• [TASK TO COMPLETE]:
Leave the pictures out. Return all other data exactly.

• [COLLECTED DATA]:

###

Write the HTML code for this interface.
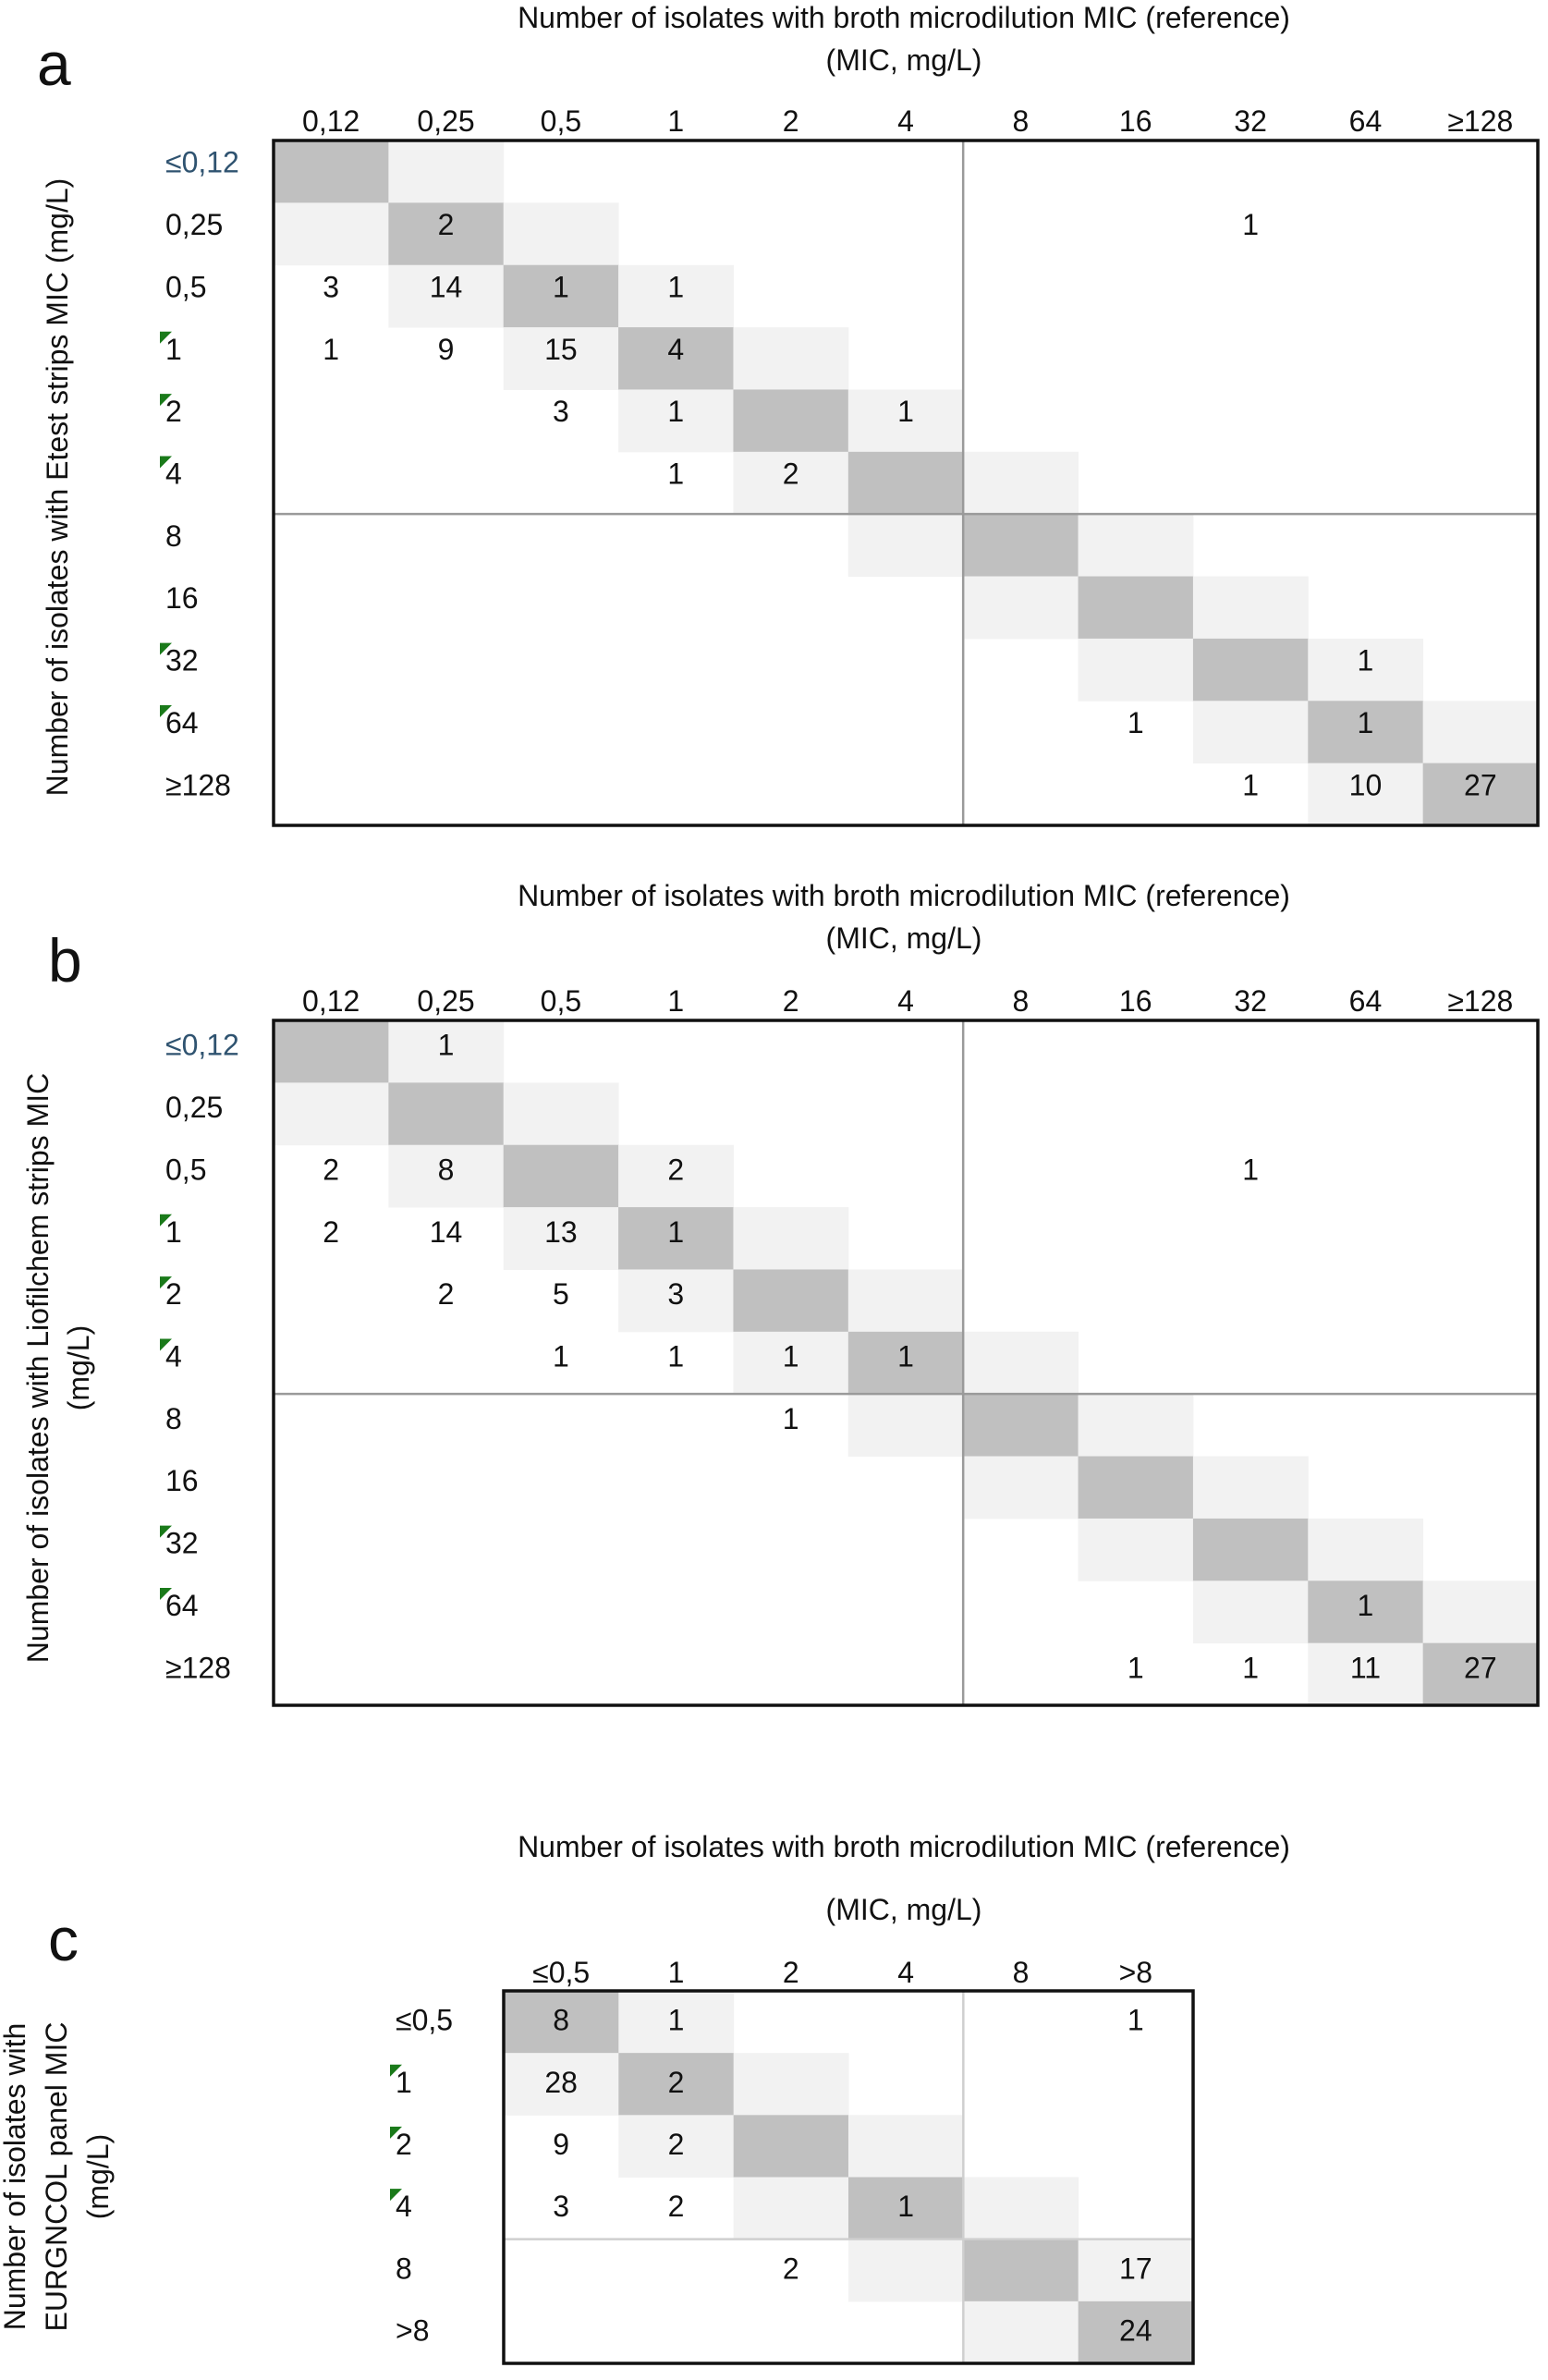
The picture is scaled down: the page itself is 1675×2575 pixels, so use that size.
<!DOCTYPE html>
<html><head><meta charset="utf-8">
<style>
html,body{margin:0;padding:0;background:#fff;}
svg{display:block;font-family:"Liberation Sans",Arial,sans-serif;}
</style></head>
<body>
<svg id="fig" width="1675" height="2575" viewBox="0 0 1675 2575" xmlns="http://www.w3.org/2000/svg"></svg>
<script>
// ---- data ----
const colsAB = ["0,12","0,25","0,5","1","2","4","8","16","32","64","≥128"];
const rowsAB = ["≤0,12","0,25","0,5","1","2","4","8","16","32","64","≥128"];
const flagsAB = [0,0,0,1,1,1,0,0,1,1,0];
const countsA = [
 [0,0,0,0,0,0,0,0,0,0,0],
 [0,2,0,0,0,0,0,0,1,0,0],
 [3,14,1,1,0,0,0,0,0,0,0],
 [1,9,15,4,0,0,0,0,0,0,0],
 [0,0,3,1,0,1,0,0,0,0,0],
 [0,0,0,1,2,0,0,0,0,0,0],
 [0,0,0,0,0,0,0,0,0,0,0],
 [0,0,0,0,0,0,0,0,0,0,0],
 [0,0,0,0,0,0,0,0,0,1,0],
 [0,0,0,0,0,0,0,1,0,1,0],
 [0,0,0,0,0,0,0,0,1,10,27]
];
const countsB = [
 [0,1,0,0,0,0,0,0,0,0,0],
 [0,0,0,0,0,0,0,0,0,0,0],
 [2,8,0,2,0,0,0,0,1,0,0],
 [2,14,13,1,0,0,0,0,0,0,0],
 [0,2,5,3,0,0,0,0,0,0,0],
 [0,0,1,1,1,1,0,0,0,0,0],
 [0,0,0,0,1,0,0,0,0,0,0],
 [0,0,0,0,0,0,0,0,0,0,0],
 [0,0,0,0,0,0,0,0,0,0,0],
 [0,0,0,0,0,0,0,0,0,1,0],
 [0,0,0,0,0,0,0,1,1,11,27]
];
const colsC = ["≤0,5","1","2","4","8",">8"];
const rowsC = ["≤0,5","1","2","4","8",">8"];
const flagsC = [0,1,1,1,0,0];
const countsC = [
 [8,1,0,0,0,1],
 [28,2,0,0,0,0],
 [9,2,0,0,0,0],
 [3,2,0,1,0,0],
 [0,0,2,0,0,17],
 [0,0,0,0,0,24]
];

const NS="http://www.w3.org/2000/svg";
const svg=document.getElementById('fig');
const FS=32;
function mk(tag,attrs,parent){const e=document.createElementNS(NS,tag);for(const k in attrs)e.setAttribute(k,attrs[k]);(parent||svg).appendChild(e);return e;}
function txt(s,x,y,size,anchor,parent,fill){const t=mk('text',{x:x,y:y,'font-size':size,'text-anchor':anchor||'middle','dominant-baseline':'central',fill:fill||'#111'},parent);t.textContent=s;return t;}

function panel(cfg){
  const g=mk('g',{});
  
  
  const nC=cfg.cols.length,nR=cfg.rows.length;
  const cw=(cfg.x1-cfg.x0)/nC, rh=(cfg.y1-cfg.y0)/nR;
  const xs=i=>cfg.x0+i*cw, ys=j=>cfg.y0+j*rh;
  for(let r=0;r<nR;r++)for(let c=0;c<nC;c++){
    const d=Math.abs(r-c);
    if(d<=1){
      const rect=mk('rect',{x:xs(c),y:ys(r),width:cw+0.5,height:rh+0.5,fill:d===0?'#c0c0c0':'#f2f2f2'},g);
      
      
    }
  }
  const vl=mk('line',{x1:xs(cfg.div),y1:cfg.y0,x2:xs(cfg.div),y2:cfg.y1,stroke:cfg.divColor,'stroke-width':2.5},g);
  
  
  const hl=mk('line',{x1:cfg.x0,y1:ys(cfg.div),x2:cfg.x1,y2:ys(cfg.div),stroke:cfg.divColor,'stroke-width':2.5},g);
  
  
  for(let r=0;r<nR;r++)for(let c=0;c<nC;c++){
    const v=cfg.counts[r][c];
    if(v){
      const t=txt(String(v),xs(c)+cw/2,ys(r)+rh/2+cfg.textDy,FS,'middle',g);
      
      
    }
  }
  const fr=mk('rect',{x:cfg.x0,y:cfg.y0,width:cfg.x1-cfg.x0,height:cfg.y1-cfg.y0,fill:'none',stroke:'#111','stroke-width':3.5},g);
  
  
  cfg.cols.forEach((s,i)=>{
    const t=txt(s,xs(i)+cw/2,cfg.tickY,FS,'middle',g);
    
    
  });
  cfg.rows.forEach((s,i)=>{
    const cy=ys(i)+rh/2+cfg.textDy;
    const t=txt(s,cfg.rowX,cy,FS,'start',g,(i===0&&cfg.blueFirst)?'#2f5370':'#111');
    
    
    if(cfg.flags[i]){
      const p=mk('polygon',{points:`${cfg.rowX-6},${cy-19} ${cfg.rowX+7},${cy-19} ${cfg.rowX-6},${cy-6}`,fill:'#1a7a1a'},g);
      
      
    }
  });
  cfg.titleLines.forEach((s,i)=>{
    const t=txt(s,978,cfg.titleY[i],FS,'middle',g);
    
    
  });
  const yt=mk('g',{transform:`translate(0,${cfg.yTitleCY}) rotate(-90)`},g);
  
  
  cfg.yTitle.forEach((s,i)=>{ txt(s,0,cfg.yTitleX[i],FS,'middle',yt); });
  const L=mk('text',{x:cfg.letterX,y:cfg.letterY,'font-size':66,fill:'#111'},g);
  L.textContent=cfg.letter;
  
  
}

panel({name:'panel-a-etest',cols:colsAB,rows:rowsAB,flags:flagsAB,counts:countsA,
  x0:296,x1:1664,y0:152,y1:893,div:6,divColor:'#9a9a9a',tickY:131,rowX:179,blueFirst:true,textDy:-10,
  titleLines:["Number of isolates with broth microdilution MIC (reference)","(MIC, mg/L)"],titleY:[19,65],
  yTitle:["Number of isolates with Etest strips MIC (mg/L)"],yTitleX:[62],yTitleCY:527,
  letter:'a',letterX:40,letterY:92});
panel({name:'panel-b-liofilchem',cols:colsAB,rows:rowsAB,flags:flagsAB,counts:countsB,
  x0:296,x1:1664,y0:1104,y1:1845,div:6,divColor:'#9a9a9a',tickY:1083,rowX:179,blueFirst:true,textDy:-7,
  titleLines:["Number of isolates with broth microdilution MIC (reference)","(MIC, mg/L)"],titleY:[969,1015],
  yTitle:["Number of isolates with Liofilchem strips MIC","(mg/L)"],yTitleX:[41,85],yTitleCY:1480,
  letter:'b',letterX:52,letterY:1062});
panel({name:'panel-c-eurgncol',cols:colsC,rows:rowsC,flags:flagsC,counts:countsC,
  x0:545,x1:1291,y0:2154,y1:2557,div:4,divColor:'#cfcfcf',tickY:2134,rowX:428,blueFirst:false,textDy:-2,
  titleLines:["Number of isolates with broth microdilution MIC (reference)","(MIC, mg/L)"],titleY:[1998,2066],
  yTitle:["Number of isolates with","EURGNCOL panel MIC","(mg/L)"],yTitleX:[16,61,106],yTitleCY:2355,
  letter:'c',letterX:52,letterY:2121});
</script>
</body></html>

###

• [SOLUTION FOR THIS PROBLEM]:
Write the HTML code for this interface.
The picture is scaled down: the page itself is 1675×2575 pixels, so use that size.
<!DOCTYPE html>
<html><head><meta charset="utf-8">
<style>
html,body{margin:0;padding:0;background:#fff;}
svg{display:block;font-family:"Liberation Sans",Arial,sans-serif;}
</style></head>
<body>
<svg id="fig" width="1675" height="2575" viewBox="0 0 1675 2575" xmlns="http://www.w3.org/2000/svg"></svg>
<script>
// ---- data ----
const colsAB = ["0,12","0,25","0,5","1","2","4","8","16","32","64","≥128"];
const rowsAB = ["≤0,12","0,25","0,5","1","2","4","8","16","32","64","≥128"];
const flagsAB = [0,0,0,1,1,1,0,0,1,1,0];
const countsA = [
 [0,0,0,0,0,0,0,0,0,0,0],
 [0,2,0,0,0,0,0,0,1,0,0],
 [3,14,1,1,0,0,0,0,0,0,0],
 [1,9,15,4,0,0,0,0,0,0,0],
 [0,0,3,1,0,1,0,0,0,0,0],
 [0,0,0,1,2,0,0,0,0,0,0],
 [0,0,0,0,0,0,0,0,0,0,0],
 [0,0,0,0,0,0,0,0,0,0,0],
 [0,0,0,0,0,0,0,0,0,1,0],
 [0,0,0,0,0,0,0,1,0,1,0],
 [0,0,0,0,0,0,0,0,1,10,27]
];
const countsB = [
 [0,1,0,0,0,0,0,0,0,0,0],
 [0,0,0,0,0,0,0,0,0,0,0],
 [2,8,0,2,0,0,0,0,1,0,0],
 [2,14,13,1,0,0,0,0,0,0,0],
 [0,2,5,3,0,0,0,0,0,0,0],
 [0,0,1,1,1,1,0,0,0,0,0],
 [0,0,0,0,1,0,0,0,0,0,0],
 [0,0,0,0,0,0,0,0,0,0,0],
 [0,0,0,0,0,0,0,0,0,0,0],
 [0,0,0,0,0,0,0,0,0,1,0],
 [0,0,0,0,0,0,0,1,1,11,27]
];
const colsC = ["≤0,5","1","2","4","8",">8"];
const rowsC = ["≤0,5","1","2","4","8",">8"];
const flagsC = [0,1,1,1,0,0];
const countsC = [
 [8,1,0,0,0,1],
 [28,2,0,0,0,0],
 [9,2,0,0,0,0],
 [3,2,0,1,0,0],
 [0,0,2,0,0,17],
 [0,0,0,0,0,24]
];

const NS="http://www.w3.org/2000/svg";
const svg=document.getElementById('fig');
const FS=32;
function mk(tag,attrs,parent){const e=document.createElementNS(NS,tag);for(const k in attrs)e.setAttribute(k,attrs[k]);(parent||svg).appendChild(e);return e;}
function txt(s,x,y,size,anchor,parent,fill){const t=mk('text',{x:x,y:y,'font-size':size,'text-anchor':anchor||'middle','dominant-baseline':'central',fill:fill||'#111'},parent);t.textContent=s;return t;}

function panel(cfg){
  const g=mk('g',{});
  
  
  const nC=cfg.cols.length,nR=cfg.rows.length;
  const cw=(cfg.x1-cfg.x0)/nC, rh=(cfg.y1-cfg.y0)/nR;
  const xs=i=>cfg.x0+i*cw, ys=j=>cfg.y0+j*rh;
  for(let r=0;r<nR;r++)for(let c=0;c<nC;c++){
    const d=Math.abs(r-c);
    if(d<=1){
      const rect=mk('rect',{x:xs(c),y:ys(r),width:cw+0.5,height:rh+0.5,fill:d===0?'#c0c0c0':'#f2f2f2'},g);
      
      
    }
  }
  const vl=mk('line',{x1:xs(cfg.div),y1:cfg.y0,x2:xs(cfg.div),y2:cfg.y1,stroke:cfg.divColor,'stroke-width':2.5},g);
  
  
  const hl=mk('line',{x1:cfg.x0,y1:ys(cfg.div),x2:cfg.x1,y2:ys(cfg.div),stroke:cfg.divColor,'stroke-width':2.5},g);
  
  
  for(let r=0;r<nR;r++)for(let c=0;c<nC;c++){
    const v=cfg.counts[r][c];
    if(v){
      const t=txt(String(v),xs(c)+cw/2,ys(r)+rh/2+cfg.textDy,FS,'middle',g);
      
      
    }
  }
  const fr=mk('rect',{x:cfg.x0,y:cfg.y0,width:cfg.x1-cfg.x0,height:cfg.y1-cfg.y0,fill:'none',stroke:'#111','stroke-width':3.5},g);
  
  
  cfg.cols.forEach((s,i)=>{
    const t=txt(s,xs(i)+cw/2,cfg.tickY,FS,'middle',g);
    
    
  });
  cfg.rows.forEach((s,i)=>{
    const cy=ys(i)+rh/2+cfg.textDy;
    const t=txt(s,cfg.rowX,cy,FS,'start',g,(i===0&&cfg.blueFirst)?'#2f5370':'#111');
    
    
    if(cfg.flags[i]){
      const p=mk('polygon',{points:`${cfg.rowX-6},${cy-19} ${cfg.rowX+7},${cy-19} ${cfg.rowX-6},${cy-6}`,fill:'#1a7a1a'},g);
      
      
    }
  });
  cfg.titleLines.forEach((s,i)=>{
    const t=txt(s,978,cfg.titleY[i],FS,'middle',g);
    
    
  });
  const yt=mk('g',{transform:`translate(0,${cfg.yTitleCY}) rotate(-90)`},g);
  
  
  cfg.yTitle.forEach((s,i)=>{ txt(s,0,cfg.yTitleX[i],FS,'middle',yt); });
  const L=mk('text',{x:cfg.letterX,y:cfg.letterY,'font-size':66,fill:'#111'},g);
  L.textContent=cfg.letter;
  
  
}

panel({name:'panel-a-etest',cols:colsAB,rows:rowsAB,flags:flagsAB,counts:countsA,
  x0:296,x1:1664,y0:152,y1:893,div:6,divColor:'#9a9a9a',tickY:131,rowX:179,blueFirst:true,textDy:-10,
  titleLines:["Number of isolates with broth microdilution MIC (reference)","(MIC, mg/L)"],titleY:[19,65],
  yTitle:["Number of isolates with Etest strips MIC (mg/L)"],yTitleX:[62],yTitleCY:527,
  letter:'a',letterX:40,letterY:92});
panel({name:'panel-b-liofilchem',cols:colsAB,rows:rowsAB,flags:flagsAB,counts:countsB,
  x0:296,x1:1664,y0:1104,y1:1845,div:6,divColor:'#9a9a9a',tickY:1083,rowX:179,blueFirst:true,textDy:-7,
  titleLines:["Number of isolates with broth microdilution MIC (reference)","(MIC, mg/L)"],titleY:[969,1015],
  yTitle:["Number of isolates with Liofilchem strips MIC","(mg/L)"],yTitleX:[41,85],yTitleCY:1480,
  letter:'b',letterX:52,letterY:1062});
panel({name:'panel-c-eurgncol',cols:colsC,rows:rowsC,flags:flagsC,counts:countsC,
  x0:545,x1:1291,y0:2154,y1:2557,div:4,divColor:'#cfcfcf',tickY:2134,rowX:428,blueFirst:false,textDy:-2,
  titleLines:["Number of isolates with broth microdilution MIC (reference)","(MIC, mg/L)"],titleY:[1998,2066],
  yTitle:["Number of isolates with","EURGNCOL panel MIC","(mg/L)"],yTitleX:[16,61,106],yTitleCY:2355,
  letter:'c',letterX:52,letterY:2121});
</script>
</body></html>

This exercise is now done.